With all that astounding reserve stock and a new lease of life away from under the shadow of Johnnie Walker surely it was time for Bushmills to shine again. The expectation was we’d get innovative blends, finishes and a more modern outlook befitting the new age of Irish Whiskey.  Pernod have done a great job of reacting to the new indie scene by investing in and coming out with innovative new releases and creating a mini craft distillery down there, which is of course very annoying but a good effort nonetheless

Major upfront investment has certainly gone into launching Sexton and McGregor, its investment coming out of the same pot and it could have gone to a Bushmills rebrand and release, it didn’t. Whilst capital expenditure investment has been announced to up production capacity we’ve not seen a flashy new launch for Bushmills of late, which is odd and its having an effect. Bushmills showed declines of  2.5% to 190,000 cases in the USA in 2017 . Although they did manage to launch the Sexton coming in at $27 whilst this decline was going on so….priorities I guess?

download

Jameson built the Irish Whiskey category in the USA largely with the absolutely disgusting Pickelback which is now served on tap it’s so popular. For those of you unfamiliar it’s a shot of Jameson followed by a shot of Pickle Juice and it is just a vile as it sounds. Tullamore Dew has gone down the Shot route too to fuel its growth and in the USA proudly promotes itself as a Shot and a Beer (albeit an IPA) kind of whiskey. Its working well as the numbers don’t lie. Tullamore took is in double digit growth in the USA and is now 2nd only to Jameson reaching the million case mark in 2016.

My concern is that out here in the USA market there is still a lot of category education to be done. In the eyes of many new customers I speak with; Irish Whiskey is seen a cheap and for shots whereas Scotch is absolutely not. Often, I have to compare JJ Corry to a scotch whiskey for them to understand what we are trying to do here. We are making considered blended whiskey for whiskey drinkers, not stuff to wash down with a shot of pickle juice after work on a Friday night and then go look for a fight or score some coke.

Brands like Notorious do not help the premiumisation of the Irish Whiskey category in the long run.  Scotch whiskey is still kicking our ass in terms of category knowledge and sales by value.  We don’t want a long-term image problem developing in Irish Whiskey in the USA. Jameson and Tully are out there firing shots around to beat the band and encouraging it, now we have a huge and very loud launch of a $23 Irish Whiskey which is squarely aimed at what we in the business call  ‘Release Drinkers’ i.e. young people getting sh!tfaced in sports bars.

So will McGregor’s whiskey sell a lot, Yes. Will it outstrip Jameson 6.5 Million plus cases anytime soon? No. Will we see Bushmills finally getting the love it deserves from its multinational owners and raising the game? I’m not sure.

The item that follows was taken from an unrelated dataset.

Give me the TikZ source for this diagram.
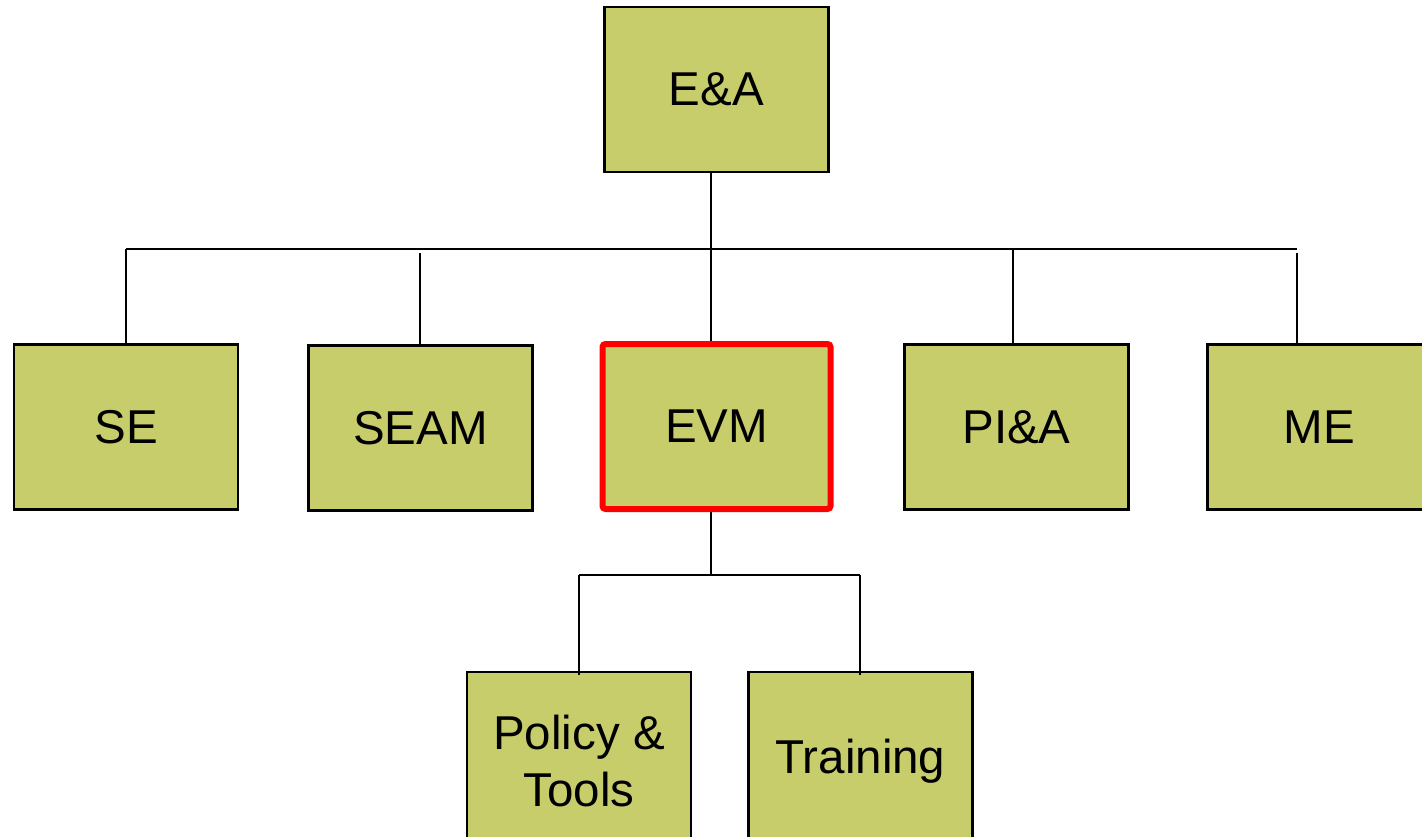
\documentclass[tikz,border=0pt]{standalone}
\usepackage{fontspec}
\setmainfont{Liberation Sans}
\definecolor{boxfill}{HTML}{C8CD6C}
\begin{document}
\begin{tikzpicture}[x=1pt,y=-1pt,
  orgbox/.style={draw=black,line width=2.5pt,fill=boxfill,minimum width=224pt,minimum height=165pt,inner sep=0pt,align=center,font=\fontsize{47.5}{57}\selectfont},
  hilite/.style={orgbox,draw=red,line width=6pt,rounded corners=3pt,minimum width=228pt,minimum height=165pt},
  link/.style={draw=black,line width=2.5pt}]
\useasboundingbox (0,0) rectangle (1422,836);
\clip (0,0) rectangle (1422,836);
\node[orgbox] (ea) at (716.5,89.5) {E\&A};
\node[orgbox] (se) at (126,427) {SE};
\node[orgbox] (seam) at (420.5,428) {SEAM};
\node[hilite] (evm) at (716.5,426.5) {EVM};
\node[orgbox] (pia) at (1016.5,427) {PI\&A};
\node[orgbox] (me) at (1319.5,427) {ME};
\node[orgbox,minimum height=178pt] (pt) at (579,761) {Policy \&\\Tools};
\node[orgbox,minimum height=178pt] (tr) at (860.5,761) {Training};
% bus coordinates
\coordinate (busL) at (126,249);
\coordinate (busR) at (1297,249);
\coordinate (eatop) at (711,249);
\coordinate (seamtop) at (420,253);
\coordinate (piatop) at (1013,249);
\coordinate (metop) at (1297,253);
\coordinate (subbus) at (711,575);
\coordinate (subL) at (579,575);
\coordinate (subR) at (860,575);
\draw[link] (ea.south -| eatop) -- (eatop);
\draw[link] (busL) -- (busR);
\draw[link] (busL) -- (se.north);
\draw[link] (seamtop) -- (seamtop |- seam.north);
\draw[link] (eatop) -- (eatop |- evm.north);
\draw[link] (piatop) -- (piatop |- pia.north);
\draw[link] (metop) -- (metop |- me.north);
\draw[link] (subbus |- evm.south) -- (subbus);
\draw[link] (subL) -- (subR);
\draw[link] (subL) -- ([yshift=-4pt]pt.north);
\draw[link] (subR) -- ([yshift=-4pt]subR |- tr.north);
\end{tikzpicture}
\end{document}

Luckily I think Jose Cuervo are the only multinational that have taken this white label downmarket approach so far. Bacardi, Diageo, Beam, and Disaronno have all headed down a different path, playing on  and investing in the narratives of heritage, provenance and craftsmanship. Everyone on the Indie side is doing that just by our very nature so there are more considered Irish Whiskey brands than gimmicky ones but we are not getting an equal share of voice just yet.

It remains to be seen if we’ll break out of the \shot and a beer pigeonhole we currently still get put in here in the USA but the Notorious release is NOT going to help that case in any capacity at all. Pass the Pickle Juice Please.

4 thoughts on “My Take on the New Notorious Whiskey

  1. An interesting & considered take on the Conor McGregor Proper Twelve release.
    It clearly is set to be the Irish Whiskey release of the year with all the publicity & extravaganza around it.
    How it fares in the long term will certainly be a hot topic.
    I do have one point to make however.
    Conor started his MMA fighting in 2007. By 2015 he was at the top of his game.
    Whiskey is a different business, but whatever people think of the character, he has drive, ambition & is clearly hard working.
    In 7 years time he’ll probably be retired from the ring, but where will his whiskey business be then?